C. Causal Validity & Counterfactuals

Non-Additive Noise: On graphs with non-additive (multiplicative) noise, JANUS achieved 18× to 47× lower error than flow-based methods (ANM, DCM, CAREFL).
Reason: Flow-based methods fail due to numerical instability when inverting multiplicative noise. JANUS avoids inversion entirely by using discrete bin lookups.

D. Reliability & Fairness

Uncertainty Detection: JANUS was the only method to successfully detect injected label noise (Ratio > 1.0), correctly distinguishing epistemic from aleatoric uncertainty.
Fairness Testbed: JANUS enables rigorous fairness auditing by allowing researchers to inject known biases and test algorithms.

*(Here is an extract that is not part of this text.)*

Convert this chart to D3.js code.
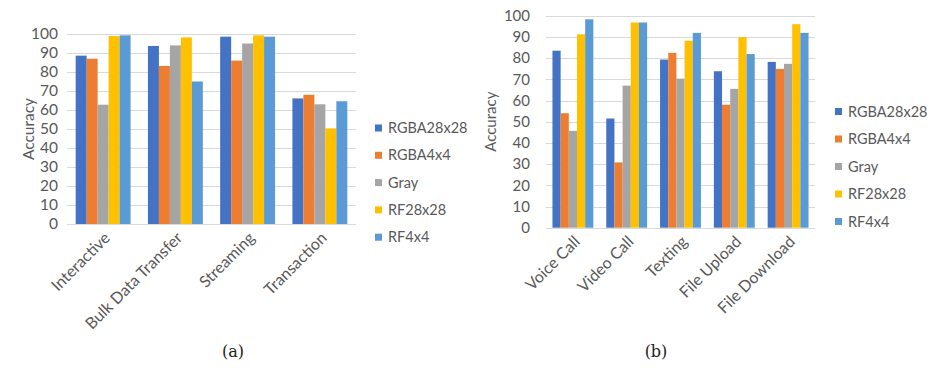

It successfully enforced inter-column constraints (e.g., $Salary_{offered} \geq Salary_{requested}$ ) with 0% violations, a capability baselines lack without massive rejection overhead.

5. Significance

JANUS represents a paradigm shift in synthetic data generation by breaking the trade-off between control and fidelity.

For High-Stakes Applications: It provides a "white-box" generator where constraints are mathematically guaranteed, not probabilistically approximated. This is crucial for privacy-preserving analytics, fairness auditing, and scientific simulation.
Efficiency: By replacing rejection sampling with deterministic back-filling and ensembles with analytical uncertainty, it makes real-time, constrained data generation feasible.
Interpretability: Unlike black-box deep learning models, JANUS provides explicit decision rules and causal structures, making it suitable for domains requiring explainability.

Limitations: Global discretization may lose precision for heavy-tailed distributions; the back-filling algorithm uses a greedy approach for complex constraint intersections; and uncertainty estimates are data-level, not prediction-level.

In conclusion, JANUS offers a unified framework that guarantees logical consistency, provides fast and accurate uncertainty quantification, and maintains high data fidelity, making it a robust tool for the next generation of synthetic data applications.